Ich sage Ihnen das noch einmal im Hinblick auf die Geschäftsordnung. Eine Kurzintervention kann sich immer nur auf den Vorredner beziehen.

(Zurufe von der AfD)

Auf den Vorredner Köbler.

Herr Köbler hat die Gelegenheit für eine Erwiderung.

Vielen Dank, Frau Präsidentin. – Sehr geehrter Kollege

Barth, ich weiß, Sie sind Lehrer. Ich würde niemals Ihre pädagogische Kompetenz infrage stellen. Das ist gar nicht der Punkt. Ich erwarte aber schon, dass Sie dann, wenn Sie hier Forderungen erheben, vorher einmal die Grundschulordnung lesen und nicht etwas fordern, was es nach unserer Grundschulordnung schon längst gibt.

Sie haben mir vorgeworfen, ich hätte irgendwie die falsche Perspektive auf die Dinge. Das ist Ihr gutes Recht. Ich will Ihnen nur sagen, was meine Perspektive ist, wenn wir über Bildungspolitik reden.
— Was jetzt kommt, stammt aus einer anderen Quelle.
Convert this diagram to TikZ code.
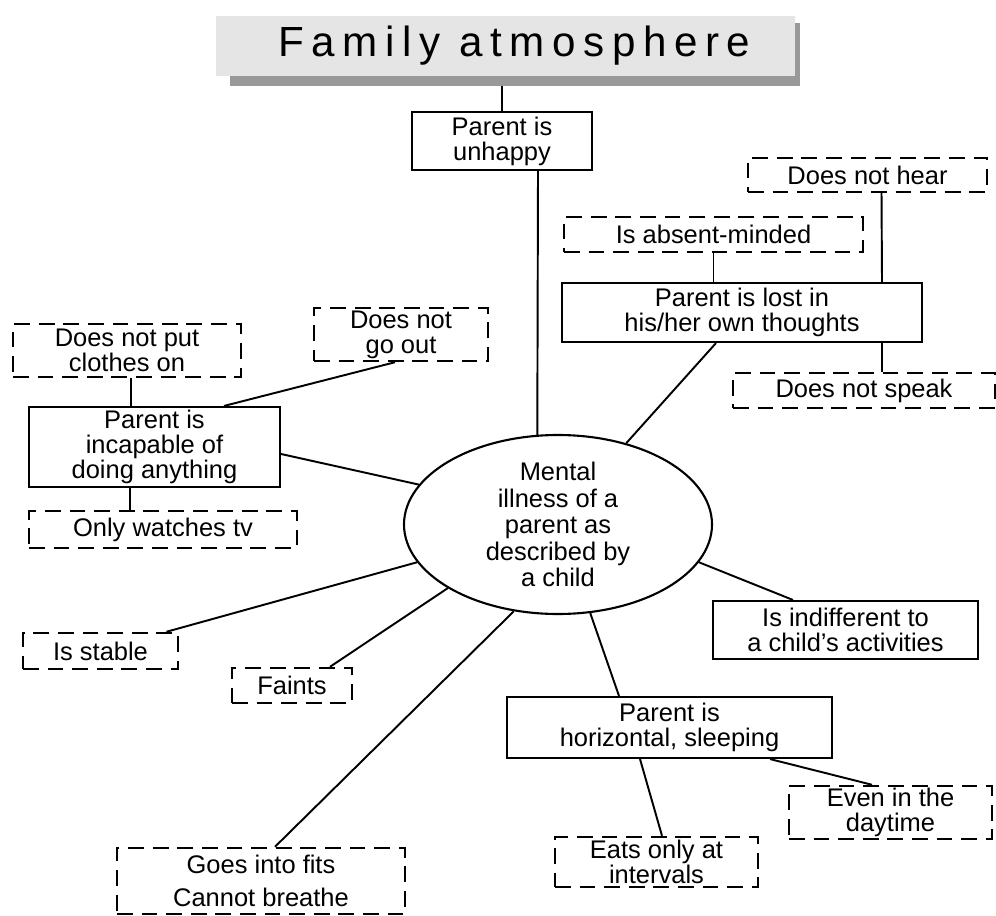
\documentclass[tikz,border=0pt]{standalone}
\usepackage{fontspec}
\setmainfont{Liberation Sans}
\usetikzlibrary{calc,shapes.geometric}

\tikzset{
    box/.style={draw, line width=1.2pt, inner sep=0pt, align=center,
        font=\fontsize{14.5}{14.2}\selectfont},
    dashbox/.style={box, line width=1.4pt, dash pattern=on 9pt off 5pt},
    sz/.style 2 args={minimum width=#1*0.02cm, minimum height=#2*0.02cm},
    link/.style={line width=1.1pt}
}

\begin{document}
\begin{tikzpicture}[x=0.02cm,y=-0.02cm]
        \useasboundingbox (0,0) rectangle (996,915);

        % title
        \node (shade) [fill=black!40, sz={570}{63}] at (515,54.5) {};
        \node (title) [fill=black!10, sz={579}{60}, inner sep=0pt,
            font=\fontsize{24}{28}\selectfont\addfontfeature{LetterSpace=18}]
            at (505.5,46) {\hspace*{10pt}Family atmosphere};

        % centre
        \node (ill) [draw, ellipse, line width=1.2pt, sz={308}{179}, inner sep=0pt,
            align=center, font=\fontsize{14.5}{15.1}\selectfont]
            at (558,524.5) {Mental\\illness of a\\parent as\\described by\\a child};

        % solid boxes
        \node (unhappy) [box, sz={180}{58}] at (502,141) {Parent is\\unhappy};
        \node (lost) [box, sz={360}{59}] at (742,312.5) {Parent is lost in\\his/her own thoughts};
        \node (incap) [box, sz={251}{80}] at (154.5,447) {Parent is\\incapable of\\doing anything};
        \node (indiff) [box, sz={265}{58}] at (845.5,630) {Is indifferent to\\a child's activities};
        \node (horiz) [box, sz={325}{61}] at (669.5,727.5) {Parent is\\horizontal, sleeping};

        % dashed boxes
        \node (hear) [dashbox, sz={239}{34}] at (867.5,175) {Does not hear};
        \node (absent) [dashbox, sz={299}{35}] at (713.5,234.5) {Is absent-minded};
        \node (speak) [dashbox, sz={262}{35}] at (864,390.5) {Does not speak};
        \node (clothes) [dashbox, sz={228}{53}] at (127,350.5) {Does not put\\clothes on};
        \node (goout) [dashbox, sz={174}{53}] at (401,334.5) {Does not\\go out};
        \node (tv) [dashbox, sz={268}{37}] at (163,529.5) {Only watches tv};
        \node (stable) [dashbox, sz={155}{36}] at (100.5,651) {Is stable};
        \node (faints) [dashbox, sz={120}{35}] at (292,685.5) {Faints};
        \node (fits) [dashbox, sz={288}{66}] at (261,881) {Goes into fits\\[5pt]Cannot breathe};
        \node (eats) [dashbox, sz={203}{50}] at (656.5,862) {Eats only at\\intervals};
        \node (even) [dashbox, sz={203}{53}] at (890.5,812.5) {Even in the\\daytime};

        % connectors
        \draw[link] (unhappy.north |- shade.south) -- (unhappy.north);
        \draw[link] ($(unhappy.south)+(36,0)$) -- (ill.103);
        \draw[link] (absent.south) -- (absent.south |- lost.north);
        \draw[link] ($(hear.south)+(14,0)$) -- ($(lost.north)+(140,0)$);
        \draw[link] ($(lost.south)+(140,0)$) -- ($(speak.north)+(18,0)$);
        \draw[link] ($(lost.south)+(-26,0)$) -- (ill.50);
        \draw[link] ($(clothes.south)+(4,0)$) -- ($(incap.north)+(-23.5,0)$);
        \draw[link] ($(goout.south)+(-6,0)$) -- ($(incap.north)+(69.5,0)$);
        \draw[link] ($(incap.east)+(0,7)$) -- (ill.164);
        \draw[link] ($(incap.south)+(-24.5,0)$) -- ($(tv.north)+(-33,0)$);
        \draw[link] ($(stable.north)+(66,0)$) -- (ill.195);
        \draw[link] ($(faints.north)+(38,0)$) -- (ill.210);
        \draw[link] ($(fits.north)+(14,0)$) -- (ill.243);
        \draw[link] (ill.290) -- ($(horiz.north)+(-50.5,0)$);
        \draw[link] (ill.345) -- ($(indiff.north)+(-52.5,0)$);
        \draw[link] ($(horiz.south)+(-29.5,0)$) -- ($(eats.north)+(5.5,0)$);
        \draw[link] ($(horiz.south)+(100.5,0)$) -- ($(even.north)+(-18.5,0)$);
    \end{tikzpicture}
\end{document}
Zuallererst gilt es doch, die Perspektive der Kinder und Jugendlichen einzunehmen, die unsere Zukunft sind und für die wir die ganze Bildungspolitik machen. Das ist die Perspektive, von der ich aus versuche, unsere Position in der Bildungspolitik hier darzustellen.

(Beifall des BÜNDNIS 90/DIE GRÜNEN, der SPD und der FDP)
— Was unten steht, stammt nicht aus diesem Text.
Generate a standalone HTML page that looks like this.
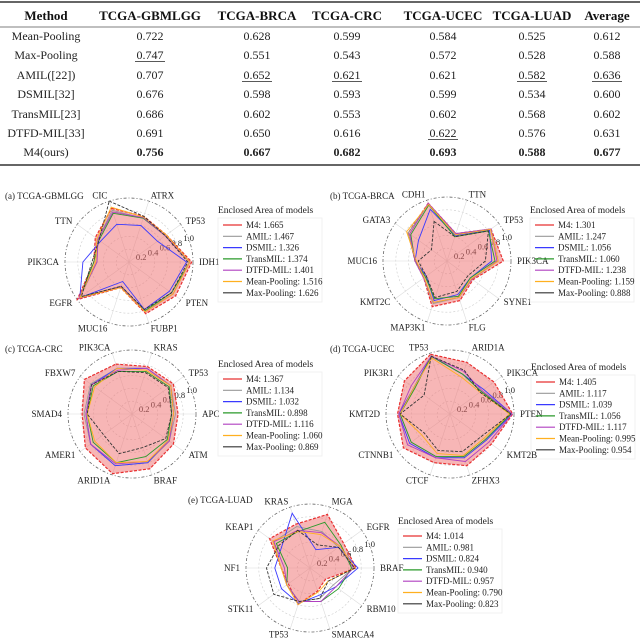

Ich erteile der fraktionslosen Abgeordneten Bublies-Leifert das Wort.

Frau Präsidentin, sehr geehrte Damen und Herren! In der Antwort der Landesregierung auf die Große Anfrage der CDU-Fraktion heißt es: Ebenso wichtig wie das Erlernen der deutschen Sprache sei zum Beispiel die Stärkung der Herkunftssprache; denn Mehrsprachigkeit sei eine bedeutende Ressource. – Das ist natürlich richtig und unterstützenswert.

Bekannt ist seit Langem, Kinder mit Migrationshintergrund haben es mit Barrieren auf den unterschiedlichsten Ebenen schulischer Bildung zu tun. Indem jedoch frühzeitig Begabungen erkannt und gefördert werden, können gleichzeitig diese Barrieren überwunden und Benachteiligungen schon im Ansatz vermieden werden. Die Voraussetzungen hierbei sind natürlich, dass Migrantenkinder ausreichende Kenntnisse der deutschen Sprache möglichst früh erwerben können und dieses natürlich auch mit Nachdruck tun sollten.

Fakt ist jedoch, dass wir hierfür eine große Anzahl speziell ausgebildeter Lehrkräfte brauchen, die ihrer Leistung entsprechend entlohnt werden müssen, und zwar in einer Festanstellung. Speziell in Rheinland-Pfalz werden junge Lehrerinnen und Lehrer nämlich zunächst vor allem als Vertretungskräfte eingestellt.

(Abg. Kathrin Anklam-Trapp, SPD: Das haben wir doch geändert!)

Wir haben aber trotzdem die Fluktuation in andere Bundesländer.

In diesem Zusammenhang sollte außerdem zum einen ein ganz klarer Augenmerk auf Kinder von Zuwanderern gelegt werden, die seit mehreren Generationen in Deutschland leben, aber in deren Elternhaus bislang kaum Deutsch gesprochen wird sowie in dem der Kontakt zu Kindern anderer Nationalitäten oft eher gering ist und in dem die Teilnahme an der vorschulischen Sprachförderung gar nicht

oder nur sporadisch stattfindet. Solche Maßnahmen verhindern nämlich die weitere Bildung migrantischer Ghettos.

Zum anderen gibt es dann auch die Schüler mit Migrationshintergrund, die als Seiteneinsteiger ohne jegliche deutsche Sprachkenntnisse – zumeist sogar während des laufenden Schuljahrs – direkt aus ihrem Heimatland an unsere Schulen kommen, die sich irgendwie zurechtfinden und sogar erstaunlich gut mit der Situation klarkommen. Hier möchte ich eine Erfolgsgeschichte erwähnen. Das sind nämlich die chinesischen Familien im Kreis Birkenfeld, deren Kinder und Jugendliche fast ohne Kenntnisse der deutschen Sprache nach Deutschland kommen und innerhalb kurzer Zeit sogar ein Einser-Abitur ablegen.